Crude oil prices jumped higher today after the U.S. Energy Information Administration estimated inventories in the country had shed 12.5 million barrels in the week to May 19.
A day earlier, the American Petroleum Institute had estimated that crude oil inventories in the U.S. had gone up/down by a sizable 6.7 million barrels, which surprised traders and prompted increased oil buying that boosted prices.
A week earlier, the EIA had estimated a crude oil inventory build of 5 million barrels, which, however, failed to move prices depressed by fears of a U.S. debt default.
At 455.2 million barrels, the EIA said, U.S. crude oil inventories are 3% below the five-year seasonal average.

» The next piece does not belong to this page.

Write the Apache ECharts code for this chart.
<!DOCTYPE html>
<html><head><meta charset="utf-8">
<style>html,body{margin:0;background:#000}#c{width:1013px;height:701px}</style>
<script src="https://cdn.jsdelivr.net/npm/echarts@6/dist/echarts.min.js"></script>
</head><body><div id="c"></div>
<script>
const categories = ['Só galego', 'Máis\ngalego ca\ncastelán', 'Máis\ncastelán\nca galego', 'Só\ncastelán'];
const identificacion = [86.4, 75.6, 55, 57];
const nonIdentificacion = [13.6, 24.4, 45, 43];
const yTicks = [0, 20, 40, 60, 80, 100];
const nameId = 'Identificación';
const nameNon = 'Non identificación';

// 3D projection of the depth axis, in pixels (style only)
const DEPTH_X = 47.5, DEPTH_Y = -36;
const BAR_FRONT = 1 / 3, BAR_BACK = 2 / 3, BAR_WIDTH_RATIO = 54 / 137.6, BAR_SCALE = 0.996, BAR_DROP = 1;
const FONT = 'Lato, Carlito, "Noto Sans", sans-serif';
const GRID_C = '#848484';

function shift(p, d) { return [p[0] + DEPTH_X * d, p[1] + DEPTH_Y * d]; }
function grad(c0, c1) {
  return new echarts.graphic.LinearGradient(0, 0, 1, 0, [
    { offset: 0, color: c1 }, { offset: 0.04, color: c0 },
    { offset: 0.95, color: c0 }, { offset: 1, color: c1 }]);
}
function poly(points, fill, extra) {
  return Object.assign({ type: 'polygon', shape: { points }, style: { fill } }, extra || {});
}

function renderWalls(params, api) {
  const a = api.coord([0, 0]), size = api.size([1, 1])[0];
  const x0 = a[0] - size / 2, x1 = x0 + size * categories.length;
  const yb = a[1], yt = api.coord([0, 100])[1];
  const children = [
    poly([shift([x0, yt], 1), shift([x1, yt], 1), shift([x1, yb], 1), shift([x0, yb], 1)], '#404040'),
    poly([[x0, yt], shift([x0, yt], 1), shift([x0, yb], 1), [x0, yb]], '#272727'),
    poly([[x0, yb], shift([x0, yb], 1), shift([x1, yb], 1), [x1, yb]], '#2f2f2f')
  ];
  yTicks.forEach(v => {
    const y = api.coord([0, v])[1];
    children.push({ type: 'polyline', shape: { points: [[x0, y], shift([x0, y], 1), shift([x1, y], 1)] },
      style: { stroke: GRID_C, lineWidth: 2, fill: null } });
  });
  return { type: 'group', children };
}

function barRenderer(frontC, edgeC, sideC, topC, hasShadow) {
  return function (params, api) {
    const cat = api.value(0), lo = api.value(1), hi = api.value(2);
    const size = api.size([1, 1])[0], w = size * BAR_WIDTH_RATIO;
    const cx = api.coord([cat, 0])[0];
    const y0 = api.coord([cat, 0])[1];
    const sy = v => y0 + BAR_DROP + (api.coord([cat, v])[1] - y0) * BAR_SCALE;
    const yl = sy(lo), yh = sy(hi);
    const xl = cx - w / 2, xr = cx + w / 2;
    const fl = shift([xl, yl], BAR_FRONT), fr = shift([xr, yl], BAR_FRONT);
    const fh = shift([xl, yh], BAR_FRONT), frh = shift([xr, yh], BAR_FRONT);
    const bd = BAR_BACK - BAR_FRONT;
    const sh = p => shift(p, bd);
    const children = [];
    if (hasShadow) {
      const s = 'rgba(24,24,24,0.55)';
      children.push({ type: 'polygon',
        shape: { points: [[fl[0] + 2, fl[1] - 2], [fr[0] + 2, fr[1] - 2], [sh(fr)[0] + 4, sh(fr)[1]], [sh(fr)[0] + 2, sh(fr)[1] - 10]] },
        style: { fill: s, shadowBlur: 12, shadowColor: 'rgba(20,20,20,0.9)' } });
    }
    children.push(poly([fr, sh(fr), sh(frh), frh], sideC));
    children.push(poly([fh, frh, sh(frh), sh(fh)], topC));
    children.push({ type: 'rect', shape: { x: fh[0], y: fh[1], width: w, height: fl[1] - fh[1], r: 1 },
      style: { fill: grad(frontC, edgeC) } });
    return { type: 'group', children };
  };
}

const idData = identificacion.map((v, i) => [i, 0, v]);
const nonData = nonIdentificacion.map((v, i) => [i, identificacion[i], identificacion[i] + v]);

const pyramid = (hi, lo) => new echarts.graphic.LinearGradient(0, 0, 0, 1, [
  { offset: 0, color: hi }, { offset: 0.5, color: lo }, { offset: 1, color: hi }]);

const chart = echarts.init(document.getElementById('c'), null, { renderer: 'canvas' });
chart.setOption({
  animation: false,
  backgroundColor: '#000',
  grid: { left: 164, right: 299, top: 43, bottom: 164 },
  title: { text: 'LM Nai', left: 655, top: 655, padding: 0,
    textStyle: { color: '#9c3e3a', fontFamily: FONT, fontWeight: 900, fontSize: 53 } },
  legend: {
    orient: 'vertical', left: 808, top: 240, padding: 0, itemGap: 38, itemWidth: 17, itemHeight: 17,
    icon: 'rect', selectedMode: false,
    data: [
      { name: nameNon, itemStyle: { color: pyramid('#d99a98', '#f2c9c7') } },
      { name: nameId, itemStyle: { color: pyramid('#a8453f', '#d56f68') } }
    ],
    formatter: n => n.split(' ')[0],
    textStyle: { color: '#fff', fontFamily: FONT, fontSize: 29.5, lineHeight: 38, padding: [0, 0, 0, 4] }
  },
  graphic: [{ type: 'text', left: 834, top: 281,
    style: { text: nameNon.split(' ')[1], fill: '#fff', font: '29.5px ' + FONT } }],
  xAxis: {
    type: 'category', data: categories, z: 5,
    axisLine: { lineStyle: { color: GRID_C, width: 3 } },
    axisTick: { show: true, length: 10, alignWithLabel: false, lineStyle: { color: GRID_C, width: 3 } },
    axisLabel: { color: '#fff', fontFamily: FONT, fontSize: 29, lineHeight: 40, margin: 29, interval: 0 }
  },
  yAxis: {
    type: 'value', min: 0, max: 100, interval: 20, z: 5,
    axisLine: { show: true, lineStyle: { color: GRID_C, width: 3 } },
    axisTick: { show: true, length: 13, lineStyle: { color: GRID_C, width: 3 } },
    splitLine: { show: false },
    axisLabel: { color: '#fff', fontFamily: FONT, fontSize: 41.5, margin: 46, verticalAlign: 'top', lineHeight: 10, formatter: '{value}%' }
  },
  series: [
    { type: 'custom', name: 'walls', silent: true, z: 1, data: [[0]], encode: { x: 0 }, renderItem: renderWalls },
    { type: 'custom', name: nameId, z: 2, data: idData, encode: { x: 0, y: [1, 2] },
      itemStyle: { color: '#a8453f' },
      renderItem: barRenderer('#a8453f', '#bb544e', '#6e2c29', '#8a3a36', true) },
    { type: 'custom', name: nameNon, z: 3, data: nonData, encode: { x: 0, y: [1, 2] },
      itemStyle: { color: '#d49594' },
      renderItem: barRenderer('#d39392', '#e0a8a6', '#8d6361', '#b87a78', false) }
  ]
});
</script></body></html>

In fuels, the EIA estimated inventory draws for the week to May 19.
Gasoline stocks shed 2.1 million barrels, which compared with a draw of 1.4 million barrels for the previous week.

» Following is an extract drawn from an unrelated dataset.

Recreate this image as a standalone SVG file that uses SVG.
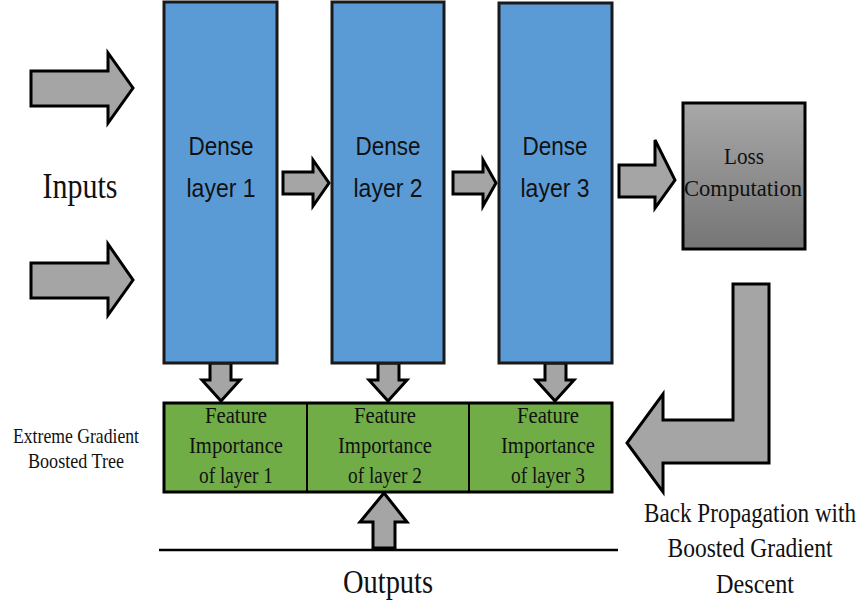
<svg xmlns="http://www.w3.org/2000/svg" width="867" height="609" viewBox="0 0 867 609">
<style>
.layer{fill:#5b9bd5;stroke:#1a1a1a;stroke-width:3}
.arrow{fill:#a5a5a5;stroke:#000;stroke-width:3;stroke-linejoin:miter}
.fi{fill:#70ad47;stroke:#000;stroke-width:3}
.sans{font-family:"Liberation Sans","Open Sans",sans-serif;fill:#111;text-anchor:middle}
.serif{font-family:"Liberation Serif","Times New Roman",serif;fill:#111;text-anchor:middle}
</style>
<defs>
<linearGradient id="lossGrad" x1="0" y1="0" x2="0" y2="1">
<stop offset="0" stop-color="#a8a8a8"/>
<stop offset="1" stop-color="#757575"/>
</linearGradient>
</defs>
<rect width="867" height="609" fill="#fff"/>

<g id="inputs">
<text class="serif" x="80" y="198" font-size="36" textLength="75" lengthAdjust="spacingAndGlyphs">Inputs</text>
</g>

<g id="connectors">
<polygon class="arrow" points="31,71 108,71 108,53 133,88 108,123 108,106 31,106"/>
<polygon class="arrow" points="31,263 108,263 108,244 133,280 108,315 108,298 31,298"/>
<polygon class="arrow" points="283,172 313,172 313,160 329,183 313,206 313,194 283,194"/>
<polygon class="arrow" points="453,172 483,172 483,160 496,183 483,206 483,194 453,194"/>
<polygon class="arrow" points="619,165 655,165 655,140 675,180 655,208 655,197 619,197"/>
<polygon class="arrow" points="210,363 231,363 231,380 240,380 221,401 202,380 210,380"/>
<polygon class="arrow" points="378,363 399,363 399,380 407,380 388,401 369,380 378,380"/>
<polygon class="arrow" points="545,363 566,363 566,380 574,380 555,401 536,380 545,380"/>
<polygon class="arrow" points="373,548 395,548 395,522 407,522 384,493 360,522 373,522"/>
<polygon class="arrow" points="733,284 769,284 769,463 663,463 663,492 627,443 663,394 663,420 733,420"/>
</g>

<g id="layer1">
<rect class="layer" x="164" y="2" width="113" height="361"/>
<text class="sans" x="221" y="155" font-size="25" textLength="65" lengthAdjust="spacingAndGlyphs">Dense</text>
<text class="sans" x="221" y="197" font-size="25" textLength="69" lengthAdjust="spacingAndGlyphs">layer 1</text>
</g>
<g id="layer2">
<rect class="layer" x="332" y="2" width="112" height="361"/>
<text class="sans" x="388" y="155" font-size="25" textLength="65" lengthAdjust="spacingAndGlyphs">Dense</text>
<text class="sans" x="388" y="197" font-size="25" textLength="69" lengthAdjust="spacingAndGlyphs">layer 2</text>
</g>
<g id="layer3">
<rect class="layer" x="499" y="3" width="113" height="360"/>
<text class="sans" x="555" y="155" font-size="25" textLength="65" lengthAdjust="spacingAndGlyphs">Dense</text>
<text class="sans" x="555" y="197" font-size="25" textLength="69" lengthAdjust="spacingAndGlyphs">layer 3</text>
</g>

<g id="loss">
<rect x="683" y="103" width="122" height="146" fill="url(#lossGrad)" stroke="#000" stroke-width="3"/>
<text class="serif" x="744" y="164" font-size="23" textLength="40" lengthAdjust="spacingAndGlyphs">Loss</text>
<text class="serif" x="743" y="196" font-size="23" textLength="118" lengthAdjust="spacingAndGlyphs">Computation</text>
</g>

<g id="feature-importance">
<rect class="fi" x="164" y="403" width="448" height="89"/>
<line x1="307" y1="403" x2="307" y2="492" stroke="#000" stroke-width="2"/>
<line x1="469" y1="403" x2="469" y2="492" stroke="#000" stroke-width="2"/>
<text class="serif" x="236" y="423" font-size="23" textLength="62" lengthAdjust="spacingAndGlyphs">Feature</text>
<text class="serif" x="236" y="453" font-size="23" textLength="94" lengthAdjust="spacingAndGlyphs">Importance</text>
<text class="serif" x="236" y="483" font-size="23" textLength="74" lengthAdjust="spacingAndGlyphs">of layer 1</text>
<text class="serif" x="385" y="423" font-size="23" textLength="62" lengthAdjust="spacingAndGlyphs">Feature</text>
<text class="serif" x="385" y="453" font-size="23" textLength="94" lengthAdjust="spacingAndGlyphs">Importance</text>
<text class="serif" x="385" y="483" font-size="23" textLength="74" lengthAdjust="spacingAndGlyphs">of layer 2</text>
<text class="serif" x="548" y="423" font-size="23" textLength="62" lengthAdjust="spacingAndGlyphs">Feature</text>
<text class="serif" x="548" y="453" font-size="23" textLength="94" lengthAdjust="spacingAndGlyphs">Importance</text>
<text class="serif" x="548" y="483" font-size="23" textLength="74" lengthAdjust="spacingAndGlyphs">of layer 3</text>
</g>

<g id="xgb-label">
<text class="serif" x="76" y="443" font-size="21" textLength="126" lengthAdjust="spacingAndGlyphs">Extreme Gradient</text>
<text class="serif" x="76" y="468" font-size="21" textLength="96" lengthAdjust="spacingAndGlyphs">Boosted Tree</text>
</g>

<g id="outputs">
<line x1="159" y1="550" x2="618" y2="550" stroke="#000" stroke-width="2.5"/>
<text class="serif" x="388" y="593" font-size="33" textLength="90" lengthAdjust="spacingAndGlyphs">Outputs</text>
</g>

<g id="backprop-label">
<text class="serif" transform="translate(750,522) scale(1,1.15)" x="0" y="0" font-size="23" textLength="212" lengthAdjust="spacingAndGlyphs">Back Propagation with</text>
<text class="serif" transform="translate(750,557) scale(1,1.15)" x="0" y="0" font-size="23" textLength="165" lengthAdjust="spacingAndGlyphs">Boosted Gradient</text>
<text class="serif" transform="translate(755,593) scale(1,1.15)" x="0" y="0" font-size="23" textLength="78" lengthAdjust="spacingAndGlyphs">Descent</text>
</g>
</svg>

Gasoline production averaged 10.3 million barrels daily last week, which compared with 9.5 million barrels daily a week earlier.
Middle distillate inventories last week fell by 600,000 barrels. This compared with a modest inventory increase to the tune of 100,000 barrels for the previous week.
Middle distillate production averaged 4.9 million barrels daily last week, which compared with 4.9 million barrels daily the week before.
The API’s report of an inventory decline yesterday pushed prices higher, especially as it coincided with a statement by the Saudi energy minister that short sellers in the oil space should “watch out”.
“Speculators, like in any market they are there to stay, I keep advising them that they will be ouching, they did ouch in April, I don’t have to show my cards I’m not a poker player… but I would just tell them watch out,” Abdulaziz bin Salman said, as quoted by Reuters.
At the time of writing, Brent crude was trading at $78.03 per barrel with West Texas Intermediate at $74.12 per barrel, both up from opening.